In this paper, we studied the effect of build direction and deformation temperature on the mechanism of grain refinement of 3D-printed AlSi10Mg aluminium alloy. The main conclusions from this study can be summarized as follows:

• Optical microscopy showed a unique evolution of the microstructure of the samples studied. It was found that depending on the build direction, the proportion of the molten pool boundaries in the cross-sectional plane changed.
• In each condition studied, the microstructure was inhomogeneous. The coarse and fine grains coexist in the sample, and many fine DRX grains were distributed around the molten pool boundaries.
• An ultrafine microstructure is achieved after ECAP processing of LPBF AlSi10Mg samples. The average grain size was refined from ~5 μm to ~1 μm.

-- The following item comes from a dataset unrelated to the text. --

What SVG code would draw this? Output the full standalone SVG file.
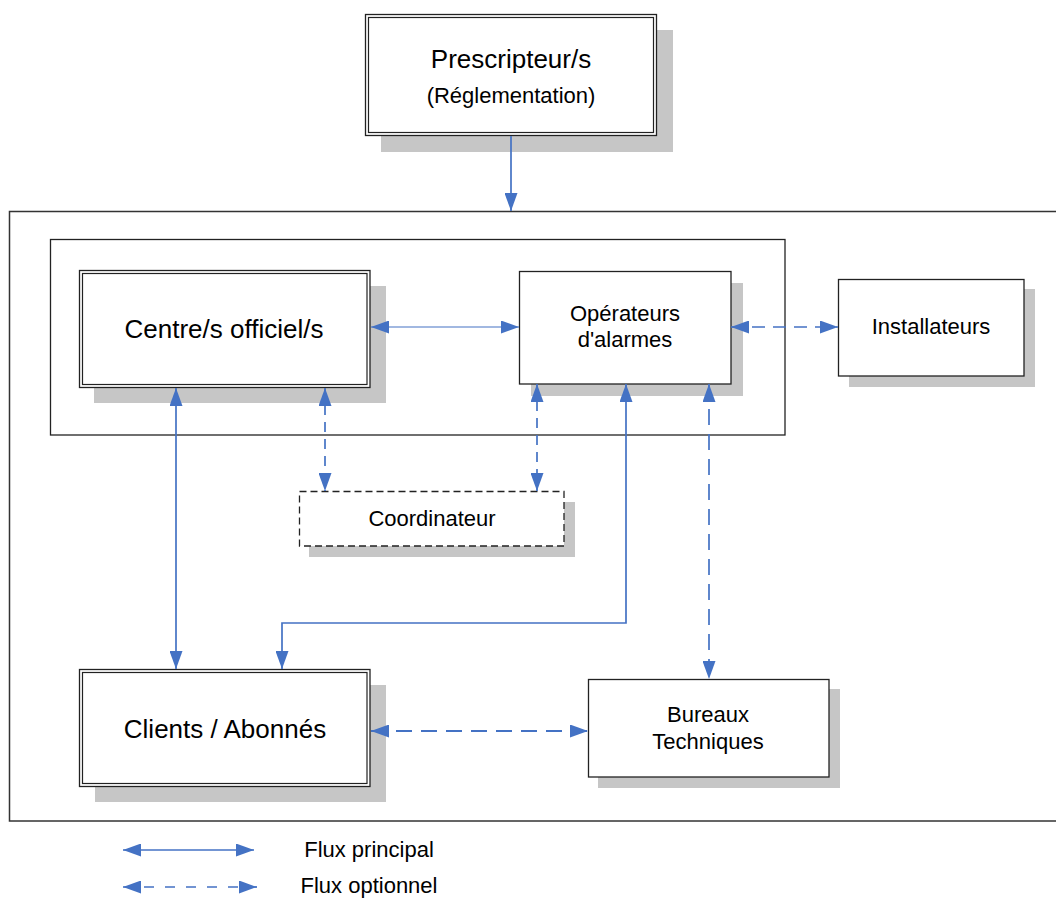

• The samples processed with ECAP contained a very high density of LAGBs. DRX-HAGBs were found to form around the edges of the molten pool boundaries.
• Samples deformed at lower temperatures had finer equiaxed grains with a lower proportion of high-angle boundaries, indicating the formation of a substructure.
• TEM revealed that the Si phase is deformed mainly by mechanical twinning at the two deformation temperatures investigated.